Pipes leading downhill toward the Kharg Island jetty in Iran, from the 17-million barrel capacity tank farm, in 1971.Horst Faas / AP

In the 1950s, the island was developed into the sprawling oil facility that exists today. It’s home to at least 8,000 residents, many of them oil workers.

Access is restricted, earning it the nickname “Forbidden Island,” but satellite and aerial images show rows of oil storage tanks, flames gushing from flare stacks, a web of pipelines and vast piers that allow supertankers to transport oil around the world — mostly to China.

“Kharg Island is a lifeline for Iran’s economy,” said Dania Thafer, executive director of the Gulf International Forum, a think tank based in Washington, D.C. Tehran would “likely escalate sharply” if the island is attacked, she said, intensifying strikes on U.S. forces and Gulf energy infrastructure.

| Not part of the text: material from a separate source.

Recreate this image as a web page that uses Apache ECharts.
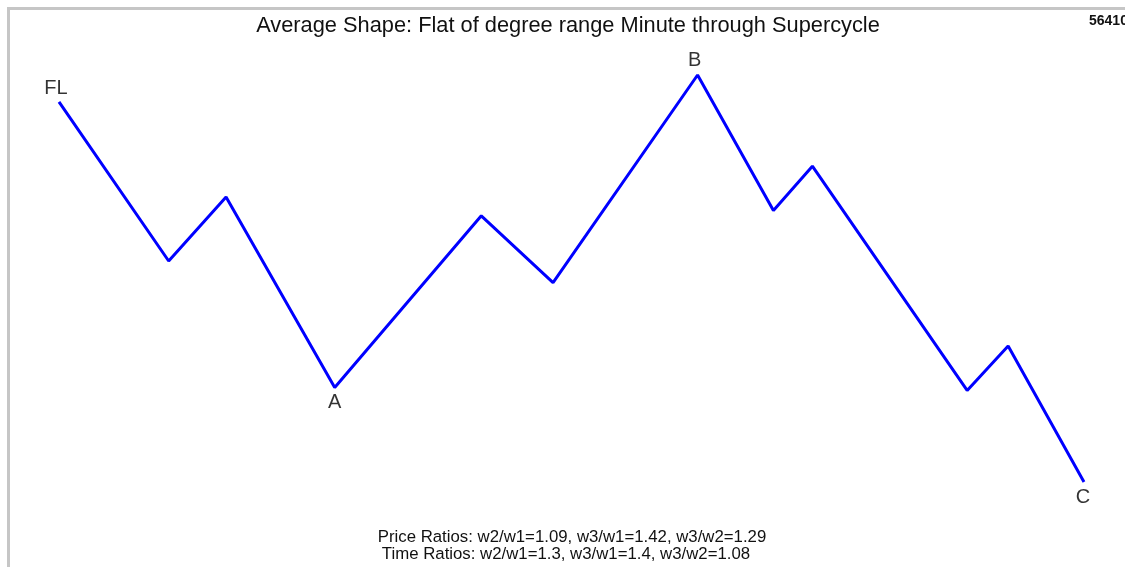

Trump himself has downplayed Iran’s potential defenses. “I call it ‘the little oil island’ that sits there, so totally unprotected,” he said last week.

He has had designs on it since at least 1988, when he told The Guardian newspaper that “I’d do a number on Kharg Island; I’d go in and take it” if Iran fired at American troops or ships. Trump noted in the interview that taking the island would be a way to pressure Iran.

At the time Trump made the comments, marine traffic was being disrupted in the Persian Gulf. During the Iran-Iraq war in the 1980s, dozens of merchant vessels were attacked by both parties in what broadly became known as the “tanker war.”

Regardless of Trump’s intent, what’s clear is that extra U.S. personnel are headed to the region. This includes 1,000 paratroopers from the 82nd Airborne Division and 5,000 Marines.

Steaming the Marines toward the Gulf from the Philippine Sea is the USS Tripoli, an amphibious assault ship that could prove useful in any attack on Kharg.

That has not gone unnoticed.

Iran’s parliamentary speaker, Mohammad Bagher Ghalibaf, said Wednesday that his country was “closely monitoring all US movements in the region, especially troop deployments.”

He warned on X, “Do not test our resolve to defend our land.”

Russia, Iran’s ally that has been providing it with intelligence during the war, hopes the idea of a ground invasion “will not go beyond talk and threats,” Foreign Ministry spokeswoman Maria Zakharova told a briefing Wednesday.

The USS Tripoli amphibious assault ship enters the Singapore Strait, amid the U.S.-Israeli conflict with Iran, as seen from Singapore, on March 17.Edgar Su / Reuters

Some analysts are bullish.

“It is my opinion that this force is capable of taking the island considering the substantial air and naval power we already have deployed in the region,” said Francis A. Galgano, a former Army lieutenant colonel who is now a professor of military geography at Villanova University.

“If the plan is to win a war against Iran, then taking Kharg Island should be one of the central missions of the conflict,” he added. “It provides the U.S. with enormous leverage in any negotiations and it’s is a ‘stick’ to force the Iranians to stop attacking shipping.”

Others are not so sure.

One senior official from a Persian Gulf country, speaking on condition of anonymity to discuss these sensitive issues, said Iran was “not weak enough yet” for the U.S. to take Kharg.

“I believe the president’s thinking about it” but “I personally, myself, don’t think the timing is right yet,” the official said. “Iran still has tools that it can make an occupation force by the U.S. still very risky.”

Right now, “the regime is definitely not cracking,” the official added. “It’s weaker, but it’s not cracking.”

Others are less optimistic still.

Kharg Island is less than 20 miles from the mainland, well within rocket, artillery and drone range, according to Emery at University College London. It is also hundreds of miles inside the Persian Gulf, meaning any U.S. force would take at least a day to reach it and “providing time for Iran to mine surrounding waters and prepare defenses,” he said.

Even if the U.S. did capture the island, “holding the position would be extremely challenging, with resupply operations exposed to persistent drone, missile and artillery fire,” he said. Ultimately, he believes, it “would be an absolutely disastrous decision that would ensure the conflict lasted many months.”